11日に暴露された自衛隊の内部文書は、統合幕僚監部という自衛隊トップが、a)違憲性が問題になっている法案がそのまま成立することを前提に、b)一般的に施行に必要な事項を研究するとか、単に検討項目を整理するだけでなく、国会審議にもかけられたことのないガイドラインの実施という、特定の政策方向の実現に向けて準備を進めていることを、あからさまに示すものでした。そこで私たち憲法研究者有志は、軍事問題研究者からの助言も得ながら、この文書を検討し、国会に向けて以下の声明を緊急に出しました。ここで指摘した諸点は、特別委員会では与野党の力関係もあってきちんと扱われていませんが、しかし法案の成否の如何に拘わりなく、今後も問題追及されるべきものと思われます。
統合幕僚監部内部文書に関わり国会の厳正なる対応を求める緊急声明
統合幕僚監部がいわゆる安保関連法案の成立を前提に、詳しい文書を作成していたことが明らかになった。この文書には、憲法上見過ごすことのできない以下のような問題があると私たちは考え、国会の厳正なる対応を求めるものである。
第1に、今回明らかになった文書は、単に法案成立前に関係官庁が一般的な「分析・研究」を行なうことを越える重大な問題をもっている。そもそもこの文書を作成した統合幕僚監部は自衛隊を統合運用する組織である。また本文書によると、今後はこの統幕が主管となって「日米共同計画」という軍事作戦計画を「計画策定」するものとされている。このような軍事作戦の策定・運用にあたる組織が、その合憲性に深刻な疑義のある法案について、その成立を何らの留保なしに予定して検討課題を示すことは、憲法政治上の重大な問題である。
第2に、この文書は、「日米防衛協力のための指針」(以下、ガイドライン)実施のための国内法整備が今回の安保法案であり、この法案にない事柄は国会に諮ることなく実施されることが当然としている。これは、ガイドラインこそが日本の防衛当局にとっての最上位規範であることを露骨に示すものである。そもそもガイドラインは、政府がアメリカと結んだ政策文書であって、国会の審議や合意を経たものではない。また、この文書には本来国内法上の根拠を必要とする筈の自衛隊の運用課題も、ガイドラインのみを前提に示されている。これらは重大な国会軽視であり、独走であると言わねばならない。

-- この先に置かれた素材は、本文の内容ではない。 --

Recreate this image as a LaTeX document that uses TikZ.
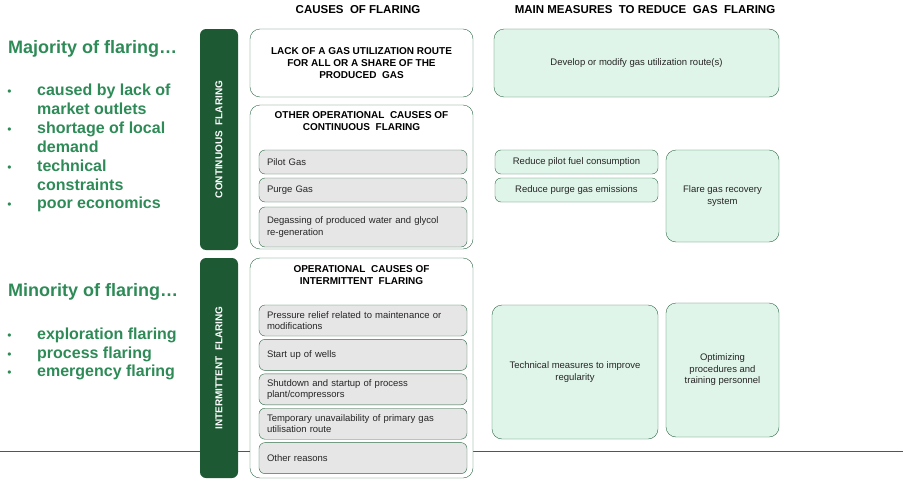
\documentclass[tikz,border=0pt]{standalone}
\usepackage{fontspec}
\setmainfont{Liberation Sans}
\usetikzlibrary{positioning}
\definecolor{bargreen}{HTML}{1D5A34}
\definecolor{textgreen}{HTML}{2E8B57}
\definecolor{boxline}{HTML}{2F6B47}
\definecolor{mintfill}{HTML}{E0F5E9}
\definecolor{itemgray}{HTML}{E6E6E6}
\definecolor{rulegray}{HTML}{555555}
\begin{document}
\begin{tikzpicture}[x=1pt, y=-1pt,
	bar/.style={fill=bargreen, rounded corners=6pt, text=white, font=\fontsize{10}{12}\selectfont\bfseries, rotate=90, minimum height=38pt, inner sep=0pt},
	causebox/.style={draw=boxline, fill=white, rounded corners=10pt, minimum width=223pt, inner sep=0pt},
	boxtitle/.style={font=\fontsize{10}{12}\selectfont\bfseries, align=center, inner sep=0pt},
	item/.style={draw=boxline, fill=itemgray, rounded corners=6pt, text width=192pt, inner xsep=8pt, inner ysep=0pt, align=left, minimum height=31pt, font=\fontsize{9.5}{11.5}\selectfont, text=black!85},
	measure/.style={draw=boxline, fill=mintfill, rounded corners=10pt, align=center, inner sep=0pt, font=\fontsize{9.5}{11.5}\selectfont, text=black!85},
	head/.style={font=\fontsize{11.5}{13}\selectfont\bfseries},
	lead/.style={anchor=base west, text=textgreen, font=\fontsize{18}{20}\selectfont\bfseries, inner sep=0pt},
	point/.style={anchor=base west, text=textgreen, font=\fontsize{16}{18.8}\selectfont\bfseries, align=left, inner sep=0pt},
	dot/.style={anchor=base, text=textgreen, font=\fontsize{12}{14}\selectfont, inner sep=0pt}]
	
	\useasboundingbox (0,0) rectangle (903,479);
	
	% bottom rule
	\coordinate (ruleL) at (0,451);
	\coordinate (ruleR) at (903,451);
	\draw[rulegray, line width=0.9pt] (ruleL) -- (ruleR);
	
	% headers
	\node[head] (hcause) at (358,10) {CAUSES\ \ OF FLARING};
	\node[head] (hmeas) at (645,10) {MAIN MEASURES\ \ TO REDUCE\ \ GAS\ \ FLARING};
	
	% left text (two-line points sit on their last line)
	\node[lead] (major) at (8,53.3) {Majority of flaring\dots};
	\node[dot] (d1) at (9.5,95.7) {•};
	\node[point] (p1) at (37,114.3) {caused by lack of\\market outlets};
	\node[dot] (d2) at (9.5,133.3) {•};
	\node[point] (p2) at (37,152.3) {shortage of local\\demand};
	\node[dot] (d3) at (9.5,171.7) {•};
	\node[point] (p3) at (37,190) {technical\\constraints};
	\node[dot] (d4) at (9.5,208) {•};
	\node[point] (p4) at (37,208) {poor economics};
	
	\node[lead] (minor) at (8,296) {Minority of flaring\dots};
	\node[dot] (d5) at (9.5,339.3) {•};
	\node[point] (p5) at (37,339.3) {exploration flaring};
	\node[dot] (d6) at (9.5,358.3) {•};
	\node[point] (p6) at (37,358.3) {process flaring};
	\node[dot] (d7) at (9.5,376.7) {•};
	\node[point] (p7) at (37,376.7) {emergency flaring};
	
	% green bars
	\node[bar, minimum width=221pt] (cont) at (219,139.5) {CONTINUOUS\ \ FLARING};
	\node[bar, minimum width=220pt] (inter) at (219,368) {INTERMITTENT\ \ FLARING};
	
	% causes, continuous
	\node[causebox, minimum height=68pt, boxtitle] (lack) at (361.5,63) {LACK OF A GAS UTILIZATION ROUTE\\FOR ALL OR A SHARE OF THE\\PRODUCED\ \ GAS};
	\node[causebox, minimum height=144pt] (other) at (361.5,177) {};
	\node[boxtitle, below=7pt of other.north] (othert) {OTHER OPERATIONAL\ \ CAUSES OF\\CONTINUOUS\ \ FLARING};
	\node[item, minimum height=24pt] (pilot) at (363,162) {Pilot Gas};
	\node[item, minimum height=24pt] (purge) at (363,190) {Purge Gas};
	\node[item, minimum height=40pt] (degas) at (363,227) {Degassing of produced water and glycol\\re-generation};
	
	% causes, intermittent
	\node[causebox, minimum height=220pt] (oper) at (361.5,368) {};
	\node[boxtitle, below=8pt of oper.north] (opert) {OPERATIONAL\ \ CAUSES OF\\INTERMITTENT\ \ FLARING};
	\node[item] (press) at (363,320.5) {Pressure relief related to maintenance or\\modifications};
	\node[item, below=3pt of press] (start) {Start up of wells};
	\node[item, below=3pt of start] (shut) {Shutdown and startup of process\\plant/compressors};
	\node[item, below=3pt of shut] (temp) {Temporary unavailability of primary gas\\utilisation route};
	\node[item, below=3pt of temp] (rest) {Other reasons};
	
	% measures
	\node[measure, minimum width=285pt, minimum height=68pt] (develop) at (636.5,63) {Develop or modify gas utilization route(s)};
	\node[measure, rounded corners=6pt, minimum width=163pt, minimum height=24pt] (rpilot) at (576.5,162) {Reduce pilot fuel consumption};
	\node[measure, rounded corners=6pt, minimum width=163pt, minimum height=24pt] (rpurge) at (576.5,190) {Reduce purge gas emissions};
	\node[measure, minimum width=113pt, minimum height=92pt] (recov) at (722.5,196) {Flare gas recovery\\system};
	\node[measure, minimum width=166pt, minimum height=134pt] (techm) at (575,372) {Technical measures to improve\\regularity};
	\node[measure, minimum width=113pt, minimum height=134pt] (optim) at (722.5,370) {Optimizing\\procedures and\\training personnel};
	
\end{tikzpicture}
\end{document}
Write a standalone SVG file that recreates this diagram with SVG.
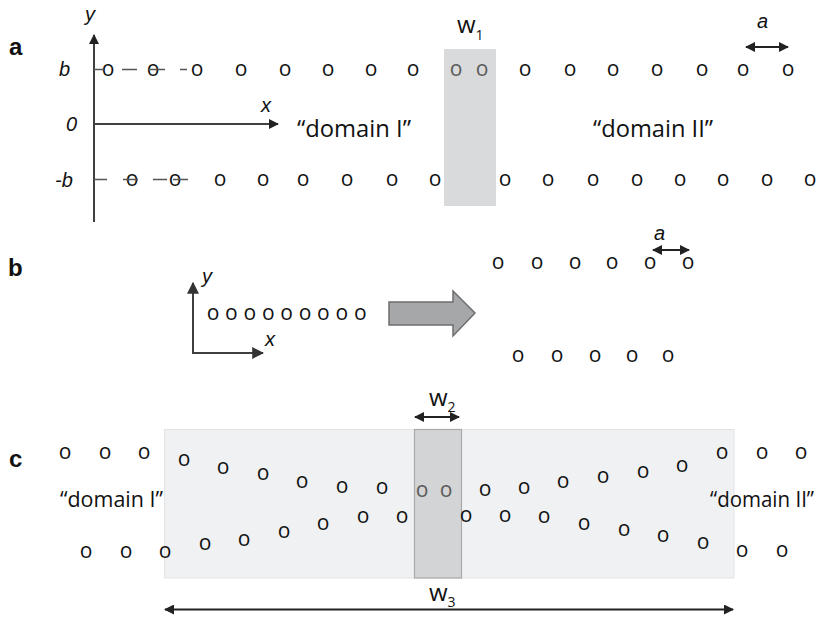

第3に、この文書は、ガイドラインにも記されていないACM(同盟調整メカニズム)内の「軍軍間の調整所」設置、そして法案に特定されていない地域をあげて南スーダンPKOへの「駆付け警護」等の業務の追加、南シナ海における警戒監視などへの関与といった検討課題を記している。のみならず、「日米共同計画の存在の対外的明示」は「抑止の面で極めて重要な意義を有する」とまで明記している。これらのことは、この文書が法案内容を自衛隊トップに単に周知するための一般的な「分析・研究」文書ではなく、法案成立を前提に自衛隊がとる運用施策を特定の対外政策に結びつけ、速やか実現することを促す文書であることを示している。これは議会制民主主義のプロセスよりも防衛実務の事情を優先した対応といわざるをえず、「軍部独走」という批判をまぬがれない。
第4に、ここで挙げられている検討課題が、駆付け警護における武器使用基準の緩和、平時からのアセット防護、そして在外邦人の救出など、武力行使に直結する内容のものであることも見逃すことができない。法案のこれらの点に関する国会審議は全く不十分であるが、この文書はこうした課題を新法施行後ただちに実施することを予定している。総じてこの文書はガイドラインに基づいて事実上の武力行使を含む「切れ目のない」自衛隊運用の課題を挙げるもので、憲法の平和主義に基づく対外関係の推進に真っ向から反するものとなっている。
私たち憲法研究者有志は、国権の最高機関である国会が、今回明らかになった文書がもつ深刻な問題を受けとめ、唯一の立法機関としての役割を真摯に果たし、全国民の代表として国民の信託に応えることを求めるものである。